Make Painting Season Less Painful

How PRGs can help you save paint and hours…

School is rolling along and fall sports the focus, and that means it’s painting season! We who maintain baseball and softball fields stumble along all season painting a handful of lines at most, but it’s those who maintain football and soccer fields who are the true painting pros out there with all of the routine painting they need to do at this time of year. The professionals and colleges paint weekly for bright, vivid athletic masterpieces.

Lower levels of play struggle more to get their fields painted due to tight financial budgets, lack of sufficient time to get on the fields for painting, or issues that stem from not having knowledgeable and capable people available to perform the layout and painting tasks.

These situations deserve the consideration of using Plant Growth Regulators (PGRs). PGRs will help paint last longer on your fields. When mixed at the proper rate with diluted field paint, PGRs can allow painted field lines and artwork to last anywhere from 2 to 3 weeks longer on the turf surface before repainting is needed. This provides many advantages, such as:

  • a reduction amount of paint used in a season.
  • a considerable savings in labor or volunteer hours needed to paint.
  • less wear and tear on field painting machines.

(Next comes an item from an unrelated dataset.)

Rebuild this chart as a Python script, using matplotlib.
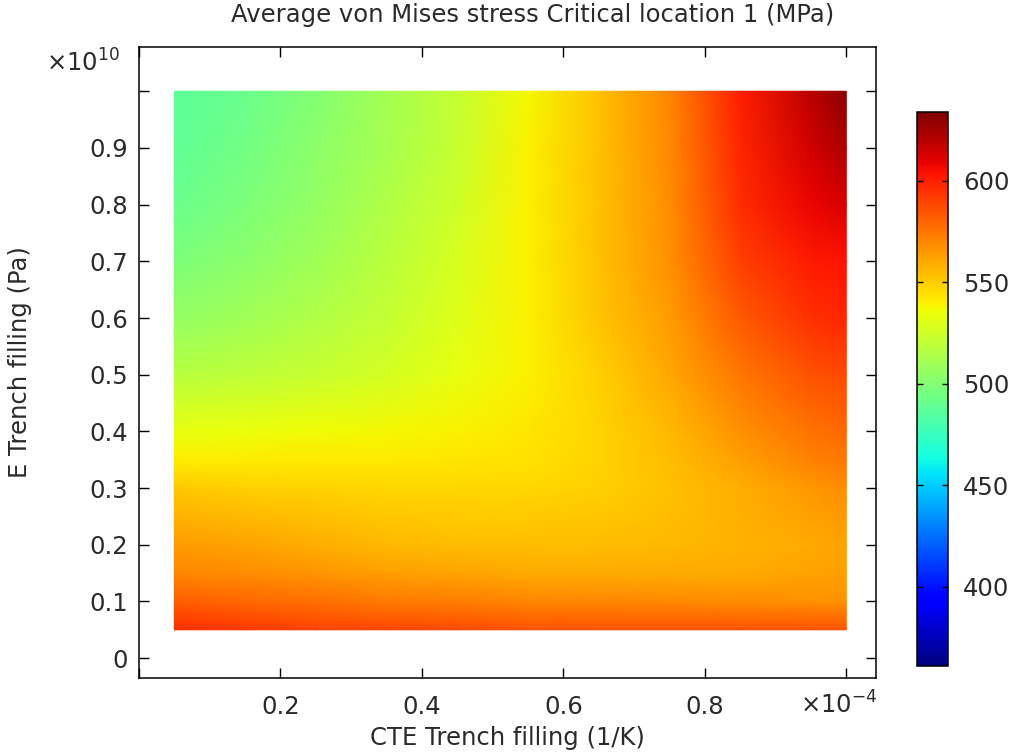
import numpy as np
import matplotlib.pyplot as plt

# CTE (x1e-4 1/K) and E (x1e10 Pa) grid of the sweep
cte = [0.05, 0.15, 0.25, 0.35, 0.45, 0.55, 0.65, 0.75, 0.85, 0.95, 1.0]
e_mod = [0.05, 0.1, 0.15, 0.2, 0.3, 0.35, 0.4, 0.5, 0.6, 0.7, 0.8, 0.9, 1.0]

# average von Mises stress (MPa), rows follow e_mod (bottom -> top)
stress = [
    [596, 593, 590, 589, 588, 586, 585, 585, 585, 585, 585],
    [582, 579, 577, 574, 573, 571, 571, 570, 568, 567, 567],
    [571, 568, 566, 563, 562, 560, 560, 560, 560, 562, 563],
    [564, 562, 559, 556, 555, 555, 555, 556, 558, 560, 562],
    [551, 549, 548, 547, 547, 547, 549, 553, 559, 565, 568],
    [541, 541, 542, 542, 543, 544, 548, 555, 563, 572, 575],
    [533, 534, 536, 538, 540, 543, 548, 556, 567, 576, 579],
    [517, 519, 523, 527, 533, 540, 549, 561, 575, 585, 588],
    [506, 510, 515, 522, 530, 540, 552, 564, 583, 595, 598],
    [498, 503, 510, 518, 528, 540, 553, 567, 591, 601, 604],
    [492, 498, 506, 515, 525, 540, 553, 568, 596, 608, 613],
    [488, 495, 503, 512, 523, 540, 553, 570, 598, 614, 623],
    [487, 492, 500, 511, 522, 538, 553, 571, 600, 620, 631],
]

c_min, c_max = 361, 634
x_ticks = [0.0, 0.2, 0.4, 0.6, 0.8, 1.0]
x_labels = ['', '0.2', '0.4', '0.6', '0.8', '']
y_ticks = [0.0, 0.1, 0.2, 0.3, 0.4, 0.5, 0.6, 0.7, 0.8, 0.9, 1.0]
y_labels = ['0', '0.1', '0.2', '0.3', '0.4', '0.5', '0.6', '0.7', '0.8', '0.9', '']
cb_ticks = [400, 450, 500, 550, 600]

fs = 17.5
tc = '#2a2a2a'
fig = plt.figure(figsize=(10.21, 7.55), dpi=100)
ax = fig.add_axes([0.1361, 0.102, 0.7219, 0.8357])
cax = fig.add_axes([0.898, 0.1179, 0.0304, 0.7338])

X, Y = np.meshgrid(cte, e_mod)
mesh = ax.pcolormesh(X, Y, np.array(stress, dtype=float), shading='gouraud',
                     cmap='jet', vmin=c_min, vmax=c_max)

ax.set_xlim(0.001, 1.042)
ax.set_ylim(-0.035, 1.078)
ax.set_xticks(x_ticks, x_labels)
ax.set_yticks(y_ticks, y_labels)
ax.tick_params(direction='in', length=7.5, width=1.0, top=True, right=True,
               labelsize=fs, colors='black', labelcolor=tc)
ax.tick_params(axis='x', pad=12)
ax.tick_params(axis='y', pad=8)
for s in ax.spines.values():
    s.set_linewidth(1.1)

ax.text(0.99, -0.043, r'$\times10^{-4}$', transform=ax.get_xaxis_transform(),
        ha='center', va='center', fontsize=fs, color=tc)
ax.text(-0.026, 0.975, r'$\times10^{10}$', transform=ax.transAxes,
        ha='right', va='center', fontsize=fs, color=tc)

ax.set_xlabel('CTE Trench filling (1/K)', fontsize=fs, color=tc, va='center')
ax.xaxis.set_label_coords(0.5, -0.095)
ax.set_ylabel('E Trench filling (Pa)', fontsize=fs, color=tc, va='center')
ax.yaxis.set_label_coords(-0.161, 0.5)
fig.text(0.522, 0.980, 'Average von Mises stress Critical location 1 (MPa)',
         ha='center', va='center', fontsize=fs, color=tc)

cb = fig.colorbar(mesh, cax=cax, ticks=cb_ticks)
cb.ax.tick_params(direction='in', length=4, width=1.0, left=True, right=True,
                  labelsize=fs, labelcolor=tc, pad=11)
cb.outline.set_linewidth(1.1)

fig.savefig('out.png', dpi=100)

The most common PGR for this exercise is Syngenta’s Primo Maxx. It features 11.3% of the active ingredient Trinexapac-ethyl — now available under other generic brand names such as T-NEX 1AQ by Quali-Pro. By adding just 1 ounce of this PGR to each gallon of your diluted/mixed field paint, it will extend the life of your field lines and logos for 2 – 3 weeks. That’s a real time saver!

The PGR works by inhibiting gibberellic acid which controls cell elongation in the turf plant. With this hormone limited, the plants cells do not elongate thereby helping to greatly slow or stop the top growth from occurring in the plant. However, it does help to promote a denser turf due to increased tillering and the shorter cells means increased chlorophyll content in the cells creating a darker green turf plant.

Last year at our Little League complex, we painted our lines on the ballfields four times between the last week of April and the first week of July. Our fall ball program, which runs 6 weeks only needed painting twice during the fall season.

Before using PGRs we were painting once a week. This change saved the league considerable amounts in paint and labor hours. We are actually expanding our use of PGRs this season to other challenging turf maintenance issues.

Paul Zwaska

A former head groundskeeper for the Baltimore Orioles, Paul has been with Beacon for more than two decades. Among his many accomplishments he authored Groundskeeper University, the first online ballfield maintenance training venue. Paul continues to seek innovative ways to help groundskeepers.